Mais peut-être est-il préférable qu'elle reste endormie, Rosalia. Elle ne comprendrait pas le monde où nous vivons. Moi-même j'ai renoncé depuis longtemps à comprendre. Et elle au moins ne perdra jamais son innocence, à défaut de la plupart de ses organes.

Ah et puis la Sicile, dans le fond, je ne verrais peut-être pas d'inconvénient à m'y faire enterrer. Il ne faut après tout guère plus d'un an pour qu'un mort devienne propre et fréquentable. Je me suis par le passé souvent promené dans de nombreux cimetières d'Europe, et je sais que les siciliens sont les plus beaux et les plus émouvants du monde. Le Père-Lachaise mis à part, naturellement, car j'y ai un rapport personnel. Mais les tombes là-bas en Sicile sont ornées de façon exquise, avec des mosaïques, et avec des vitrines qui contiennent des petits objets familiers des défunts, avec des fleurs séchées et des photographies anciennes. Et surtout il y a toujours des arbres, et des fleurs, partout. La sortie dominicale après la sieste, à Palerme, semble consister à aller fleurir le grand-père. Les voisins ainsi en profitent.

Et s'il reste du temps, on emmène les enfants dire bonjour aux momies. Il n'est jamais trop tôt pour leur apprendre la vie.

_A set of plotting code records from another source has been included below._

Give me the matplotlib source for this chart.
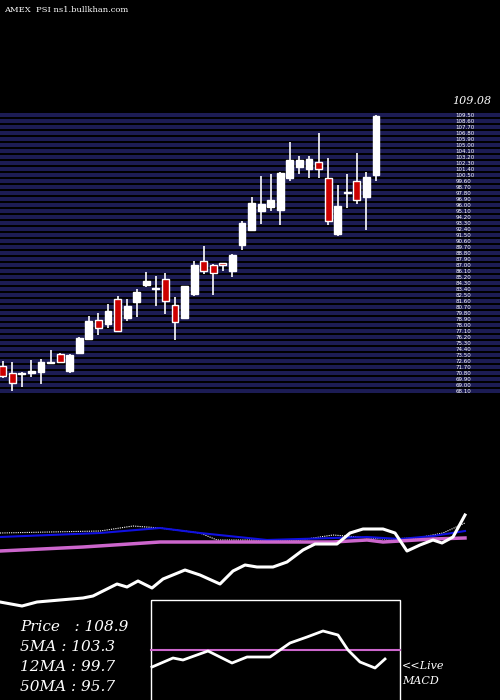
import matplotlib
matplotlib.use("Agg")
import matplotlib.pyplot as plt
import numpy as np

# daily candles (price)
opens  = [71.65, 70.6, 70.4, 70.6, 70.75, 72.05, 73.35, 70.9, 73.6, 75.7,
          78.45, 77.95, 81.6, 78.85, 81.25, 83.8, 83.2, 84.7, 80.7, 78.8,
          82.45, 87.4, 86.7, 87.0, 85.9, 89.8, 92.05, 94.9, 95.5, 95.05,
          99.85, 101.5, 101.2, 102.15, 99.75, 91.45, 97.6, 99.35, 97.0, 100.3]
closes = [70.15, 69.0, 70.4, 70.8, 72.15, 72.25, 72.25, 73.2, 75.8, 78.35,
          77.35, 79.85, 76.8, 80.6, 82.7, 84.3, 83.2, 81.3, 78.15, 83.6,
          86.75, 85.8, 85.6, 86.7, 88.25, 93.05, 96.0, 95.9, 96.5, 100.5,
          102.5, 102.45, 102.6, 101.1, 93.3, 95.6, 97.6, 96.45, 99.95, 109.08]
highs  = [72.4, 72.15, 70.75, 72.5, 72.6, 74.0, 73.5, 73.4, 75.95, 79.1,
          79.6, 80.9, 82.1, 81.6, 83.1, 85.7, 85.1, 85.5, 82.0, 83.6,
          87.3, 89.6, 86.9, 87.0, 88.4, 93.35, 96.95, 100.1, 100.4, 100.75,
          105.2, 103.1, 103.1, 106.55, 102.8, 98.75, 100.4, 103.55, 100.7, 109.3]
lows   = [69.75, 67.9, 68.5, 70.0, 68.95, 71.9, 72.1, 70.6, 73.4, 75.6,
          76.25, 77.3, 76.7, 78.4, 79.0, 83.5, 80.65, 79.45, 75.55, 78.65,
          82.15, 85.45, 82.3, 85.9, 85.0, 89.05, 92.0, 92.95, 94.85, 92.8,
          99.4, 100.45, 99.85, 99.85, 92.8, 91.15, 95.35, 95.95, 92.05, 99.4]
last_price = "109.08"

# lower panel indicator lines (x, level)
ma_blue_x = [0, 100, 160, 200, 267, 333, 367, 400, 433, 465]
ma_blue_y = [537, 533, 528, 533, 540, 538, 537, 539, 536, 531]
ma_dot_x = [0, 100, 133, 160, 200, 217, 300, 333, 383, 417, 443, 465]
ma_dot_y = [533, 531, 526, 528, 533, 540, 540, 535, 539, 538, 533, 523]
ma_pink_x = [0, 83, 160, 333, 367, 383, 433, 465]
ma_pink_y = [551, 547, 542, 542, 540, 542, 539, 538]
price_x = [0, 22, 37, 83, 93, 117, 127, 138, 152, 163, 185, 200, 220, 233, 245,
           257, 273, 287, 303, 315, 337, 350, 363, 383, 395, 407, 420, 433, 442, 453, 465]
price_y = [602, 606, 602, 598, 596, 584, 587, 581, 588, 579, 570, 575, 584, 571, 565,
           567, 567, 562, 550, 544, 544, 533, 529, 529, 533, 551, 545, 540, 543, 537, 515]
macd_x = [152, 173, 183, 208, 232, 247, 270, 290, 307, 323, 338, 348, 360, 375, 385]
macd_y = [667, 658, 660, 651, 663, 657, 657, 643, 637, 631, 635, 650, 662, 668, 659]
macd_signal = 650

labels = ["Price   : 108.9", "5MA : 103.3", "12MA : 99.7", "50MA : 95.7"]

fig = plt.figure(figsize=(5, 7), dpi=100, facecolor="black")

# price panel: full-figure axes in price units
ax = fig.add_axes([0, 0, 1, 1])
ax.set_facecolor("black")
ax.set_xlim(-0.28, 51.96)
ax.set_ylim(21.5, 126.5)
ax.axis("off")

levels = np.arange(109.5, 68.0, -0.9)
for lv in levels:
    ax.axhspan(lv - 0.6, lv, color="#1c1c54", lw=0, zorder=1)
    ax.text(47.3, lv - 0.3, "%.2f" % lv, color="white", fontsize=4, va="center", zorder=3)
ax.text(47.0, 111.3, last_price, color="white", fontsize=8, family="DejaVu Serif",
        style="italic", va="center")

for i in range(len(opens)):
    o, c, h, l = opens[i], closes[i], highs[i], lows[i]
    col = "#cc0000" if c < o else "white"
    ax.vlines(i, l, h, color="white", lw=1.2, zorder=4)
    bot, hgt = min(o, c), max(abs(c - o), 0.15)
    ax.bar(i, hgt, bottom=bot, width=0.72, color=col, edgecolor="white", lw=1, zorder=5)

# indicator panel: pixel space
ax2 = fig.add_axes([0, 0, 1, 1])
ax2.patch.set_alpha(0)
ax2.set_xlim(0, 500)
ax2.set_ylim(700, 0)
ax2.axis("off")
ax2.plot(ma_dot_x, ma_dot_y, color="white", lw=0.8, ls=(0, (1, 1)))
ax2.plot(ma_blue_x, ma_blue_y, color="#1010e0", lw=1.5)
ax2.plot(ma_pink_x, ma_pink_y, color="#cc66cc", lw=2.5)
ax2.plot(price_x, price_y, color="white", lw=2.2)
ax2.add_patch(plt.Rectangle((151, 600), 249, 105, fill=False, ec="white", lw=1))
ax2.plot([151, 400], [macd_signal, macd_signal], color="#cc66cc", lw=1.5)
ax2.plot(macd_x, macd_y, color="white", lw=2)

for k, t in enumerate(labels):
    ax2.text(20, 627 + 20 * k, t, color="white", fontsize=11, family="DejaVu Serif",
             style="italic", va="center")
ax2.text(402, 666, "<<Live", color="white", fontsize=8, family="DejaVu Serif", style="italic", va="center")
ax2.text(402, 681, "MACD", color="white", fontsize=8, family="DejaVu Serif", style="italic", va="center")
ax2.text(4, 10, "AMEX  PSI ns1.bullkhan.com", color="white", fontsize=6, family="DejaVu Serif", va="center")

fig.savefig("out.png", dpi=100, facecolor="black")
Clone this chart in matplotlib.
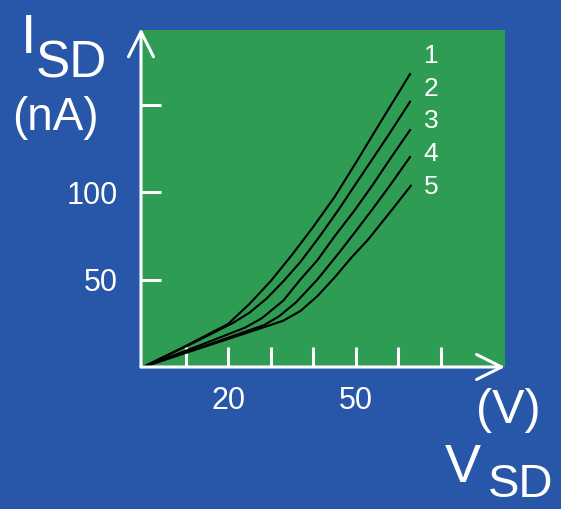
import matplotlib
matplotlib.use('Agg')
import matplotlib.pyplot as plt

plt.rcParams['font.family'] = ['Liberation Sans', 'DejaVu Sans']

# V_SD (V) und I_SD (nA) fuer die fuenf Kurven
v1 = [0, 10, 20, 25, 30, 35, 40, 45, 50, 55, 60, 62.8]
i1 = [0, 12, 24.6, 36, 49, 64, 80, 97, 116.5, 136.5, 156.3, 167.4]
v2 = [0, 12, 21, 25, 29, 33, 37, 41.5, 46.1, 50, 54, 58, 62.8]
i2 = [0, 14, 25, 31, 39, 49, 60, 74.5, 90.3, 104.5, 119, 133.5, 151.6]
v3 = [0, 14, 24, 28, 33, 37, 41, 45, 49.6, 54, 58, 62.8]
i3 = [0, 13, 22.5, 28, 38, 50, 61, 74.5, 89, 104, 118.5, 135.4]
v4 = [0, 15, 28.5, 32, 36, 41, 46, 50, 54, 58, 62.8]
i4 = [0, 12.5, 24, 29, 37, 50, 65, 77.5, 90.3, 103.5, 120]
v5 = [0, 15, 30, 33, 37, 41, 45, 49, 53, 58.7, 63]
i5 = [0, 12, 24, 26.5, 32, 40.5, 51, 62.5, 73, 90.3, 103.6]

kurven = [(v1, i1), (v2, i2), (v3, i3), (v4, i4), (v5, i5)]
namen = ['1', '2', '3', '4', '5']
label_pos = [(67.7, 177.9), (67.7, 158.9), (67.7, 140.7), (67.7, 121.7), (67.7, 102.9)]

xticks = [10, 20, 30, 40, 50, 60, 70]
xlabels = ['', '20', '', '', '50', '', '']
yticks = [50, 100, 150]
ylabels = ['50', '100', '']

blau = '#2856a8'
gruen = '#2f9c53'
W, H = 561, 509

fig = plt.figure(figsize=(5.61, 5.09), dpi=100, facecolor=blau)
ax = fig.add_axes([141 / W, 1 - 367 / H, (505 - 141) / W, (367 - 30) / H])
ax.set_facecolor(gruen)

for (v, i) in kurven:
    ax.plot(v, i, color='black', lw=1.5, solid_joinstyle='round')
for n, (x, y) in zip(namen, label_pos):
    ax.text(x, y, n, color='white', fontsize=19, ha='center', va='center')

ax.set_xlim(-0.5, (505 - 141) / 4.25 - 0.5)
ax.set_ylim(0, (367 - 30) / 1.75)

for s in ax.spines.values():
    s.set_visible(False)

# Achsenpfeile
pfeil = dict(arrowstyle='->,head_length=1.8,head_width=0.9', color='white',
             lw=2.2, shrinkA=0, shrinkB=0)
ax.annotate('', xy=(0, 1.005), xytext=(0, 0), xycoords='axes fraction',
            arrowprops=pfeil, annotation_clip=False)
ax.annotate('', xy=(1.0, 0), xytext=(0, 0), xycoords='axes fraction',
            arrowprops=pfeil, annotation_clip=False)

ax.set_xticks(xticks, xlabels)
ax.set_yticks(yticks, ylabels)
ax.tick_params(direction='in', length=14.5, width=2.2, color='white',
               labelcolor='white', labelsize=22)
ax.tick_params(axis='x', pad=14)
ax.tick_params(axis='y', pad=17)

def ftext(x, y, s, size):
    fig.text(x / W, 1 - y / H, s, color='white', fontsize=size,
             ha='left', va='baseline')

ftext(21, 53, 'I', 40)
ftext(36, 77, 'SD', 37)
ftext(12, 130, '(nA)', 33)
ftext(476, 423, '(V)', 35)
ftext(445, 482, 'V', 39)
ftext(488, 497, 'SD', 34)

fig.savefig('out.png', dpi=100, facecolor=blau)
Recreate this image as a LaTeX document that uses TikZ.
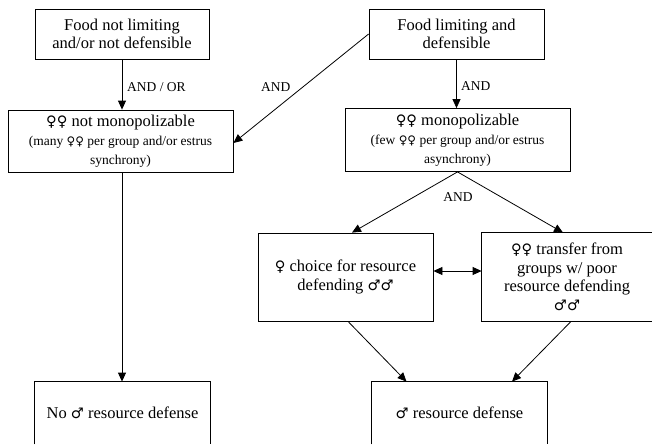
\documentclass[tikz,border=0pt]{standalone}
\usepackage{fontspec}
\setmainfont{Liberation Serif}
\newfontfamily\symf[Scale=0.88]{DejaVu Sans}
\usetikzlibrary{arrows.meta,calc}
\newcommand\ven{{\symf ♀}}
\newcommand\mrs{{\symf ♂}}
\newcommand\smallfnt{\fontsize{13.5}{15.5}\selectfont}
\begin{document}
\begin{tikzpicture}[x=1pt,y=-1pt,
  boxline/.style={line width=0.8pt},
  box/.style={boxline, inner sep=0pt, align=center, font=\fontsize{16.5}{18.5}\selectfont},
  lbl/.style={inner sep=0pt, font=\fontsize{13.5}{15}\selectfont, anchor=west},
  arr/.style={line width=0.8pt, -{Triangle[length=9pt,width=8pt]}},
  darr/.style={line width=0.8pt, {Triangle[length=9pt,width=8pt]}-{Triangle[length=9pt,width=8pt]}}]
\useasboundingbox (0,0) rectangle (652,445);

\node[box, draw, minimum width=174pt, minimum height=50pt] (A) at (122,34)
  {Food not limiting\\and/or not defensible};
\node[box, draw, minimum width=175pt, minimum height=50pt] (B) at (456.5,34)
  {Food limiting and\\defensible};
\node[box, draw, minimum width=225pt, minimum height=62pt] (C) at (120.5,141)
  {\ven\ven{} not monopolizable\\[1pt]\smallfnt (many \ven\ven{} per group and/or estrus\\\smallfnt synchrony)};
\node[box, draw, minimum width=225pt, minimum height=63pt] (D) at (457.5,140)
  {\ven\ven{} monopolizable\\[1pt]\smallfnt (few \ven\ven{} per group and/or estrus\\\smallfnt asynchrony)};
\node[box, draw, minimum width=175pt, minimum height=88pt] (E) at (345.5,277)
  {\ven{} choice for resource\\defending \mrs\mrs};
\node[box, minimum width=170pt, minimum height=88pt] (F) at (567,277)
  {\ven\ven{} transfer from\\groups w/ poor\\resource defending\\\mrs\mrs};
\node[box, minimum width=175pt, minimum height=62pt] (G) at (122.5,413)
  {No \mrs{} resource defense};
\node[box, minimum width=175pt, minimum height=62pt] (H) at (459.5,413)
  {\mrs{} resource defense};

\draw[boxline] (F.north east) -- (F.north west) -- (F.south west) -- (F.south east);
\draw[boxline] (G.south west) -- (G.north west) -- (G.north east) -- (G.south east);
\draw[boxline] (H.south west) -- (H.north west) -- (H.north east) -- (H.south east);

\draw[arr] (A.south) -- (A.south |- C.north);
\draw[arr] (B.west) -- ([yshift=-2pt]C.east);
\draw[arr] (B.south) -- (B.south |- D.north);
\draw[arr] (D.south) -- ([xshift=6.5pt]E.north);
\draw[arr] (D.south) -- ([xshift=-4pt]F.north);
\draw[darr] ([yshift=6pt]E.east) -- ([yshift=6pt]F.west);
\draw[arr] (A.south |- C.south) -- (A.south |- G.north);
\draw[arr] ([xshift=2.5pt]E.south) -- ([xshift=-53pt]H.north);
\draw[arr] ([xshift=4pt]F.south) -- ([xshift=52.5pt]H.north);

\node[lbl] (l1) at (127,87) {AND / OR};
\node[lbl] (l2) at (261,87) {AND};
\node[lbl] (l3) at (461,86) {AND};
\node[lbl, anchor=center] (l4) at (458,197) {AND};
\end{tikzpicture}
\end{document}
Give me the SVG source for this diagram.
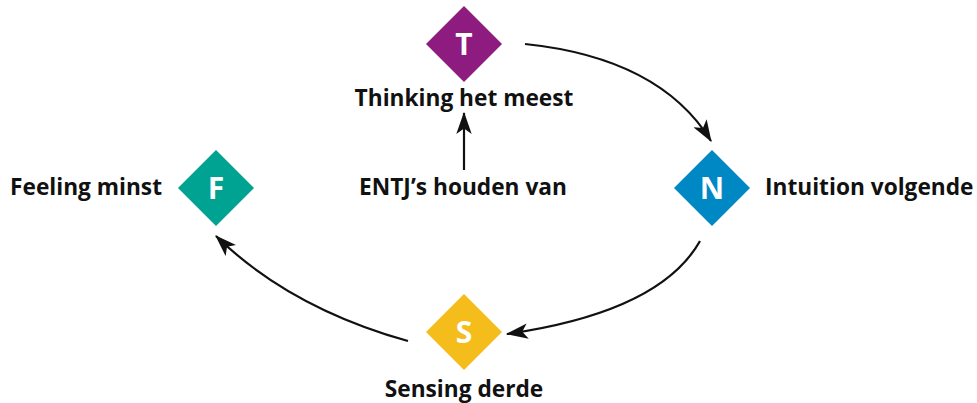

Pour dire juste quelque mots de quelques hommes chez Marcel Dassault que j’ai connus et admirés, il y a d’abord Chief Joseph Premier. Il est mort l’an dernier. En vingt ans il m'a dit deux choses plus une. Vous fumez trop. Je fume trop. Et, la veille de son départ : Comment allez-vous ? From where he stands in the sun, he will fight no more. Chief Joseph Deuxième, qui est né avec une lime à ongles entre les dents, est en retraite et joue au golf. Chief Joseph Troisième est en retraite et je ne sais pas où il est. Je veux qu’il sache s’il me lit que je n’ai pas changé pour lui. Et Chief Joseph Quatrième n’est pas en retraite et il mouille la chemise tous les jours.

C’est aujourd’hui le six juin 2011 et je suis en retraite depuis deux mois. Aujourd’hui je n’ai pas bu d’alcool. Je suis the Secret Pilgrim. I am a newcomer to the overt world, but I am learning.